* Data shown

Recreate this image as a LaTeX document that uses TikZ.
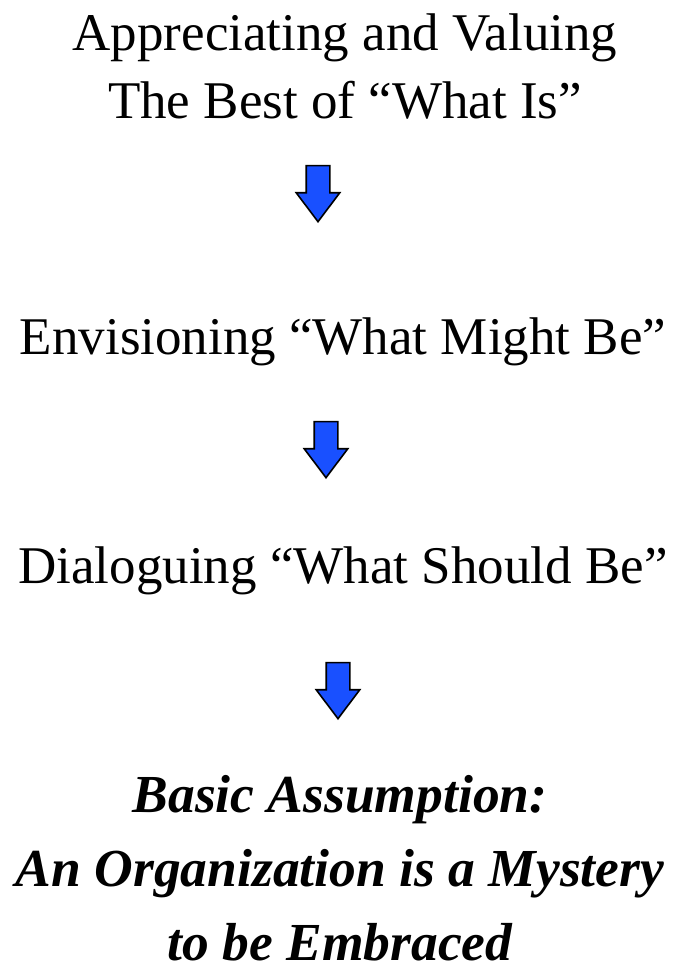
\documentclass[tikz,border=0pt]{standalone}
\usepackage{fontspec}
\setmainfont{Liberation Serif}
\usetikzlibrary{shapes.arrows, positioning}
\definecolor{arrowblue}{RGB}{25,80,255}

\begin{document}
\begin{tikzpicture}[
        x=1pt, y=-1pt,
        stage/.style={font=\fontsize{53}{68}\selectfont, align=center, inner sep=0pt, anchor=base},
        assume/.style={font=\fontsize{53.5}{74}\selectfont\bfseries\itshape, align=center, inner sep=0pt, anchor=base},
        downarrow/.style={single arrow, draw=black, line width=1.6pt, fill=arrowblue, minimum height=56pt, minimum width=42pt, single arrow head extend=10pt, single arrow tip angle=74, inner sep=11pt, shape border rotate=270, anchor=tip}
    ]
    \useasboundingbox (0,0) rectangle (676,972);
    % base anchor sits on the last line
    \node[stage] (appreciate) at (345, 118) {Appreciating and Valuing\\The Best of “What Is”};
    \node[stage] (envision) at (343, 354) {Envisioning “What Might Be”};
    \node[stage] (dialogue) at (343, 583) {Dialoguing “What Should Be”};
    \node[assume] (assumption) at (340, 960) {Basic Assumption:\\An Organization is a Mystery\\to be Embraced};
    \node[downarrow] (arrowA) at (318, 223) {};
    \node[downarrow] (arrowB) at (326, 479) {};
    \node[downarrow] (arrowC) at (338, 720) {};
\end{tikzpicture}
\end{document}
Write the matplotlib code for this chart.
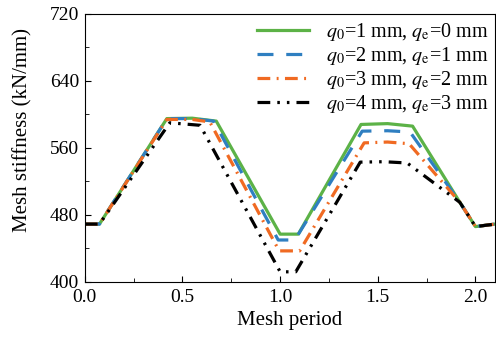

* What is needed
Retype every record above exactly as written, but leave out the pictures.

* Task response
Recreate this image as a LaTeX document that uses TikZ.
\documentclass[tikz,border=0pt]{standalone}
\usepackage{fontspec}
\setmainfont{Liberation Serif}
\usetikzlibrary{shapes.arrows, positioning}
\definecolor{arrowblue}{RGB}{25,80,255}

\begin{document}
\begin{tikzpicture}[
        x=1pt, y=-1pt,
        stage/.style={font=\fontsize{53}{68}\selectfont, align=center, inner sep=0pt, anchor=base},
        assume/.style={font=\fontsize{53.5}{74}\selectfont\bfseries\itshape, align=center, inner sep=0pt, anchor=base},
        downarrow/.style={single arrow, draw=black, line width=1.6pt, fill=arrowblue, minimum height=56pt, minimum width=42pt, single arrow head extend=10pt, single arrow tip angle=74, inner sep=11pt, shape border rotate=270, anchor=tip}
    ]
    \useasboundingbox (0,0) rectangle (676,972);
    % base anchor sits on the last line
    \node[stage] (appreciate) at (345, 118) {Appreciating and Valuing\\The Best of “What Is”};
    \node[stage] (envision) at (343, 354) {Envisioning “What Might Be”};
    \node[stage] (dialogue) at (343, 583) {Dialoguing “What Should Be”};
    \node[assume] (assumption) at (340, 960) {Basic Assumption:\\An Organization is a Mystery\\to be Embraced};
    \node[downarrow] (arrowA) at (318, 223) {};
    \node[downarrow] (arrowB) at (326, 479) {};
    \node[downarrow] (arrowC) at (338, 720) {};
\end{tikzpicture}
\end{document}
Write the matplotlib code for this chart.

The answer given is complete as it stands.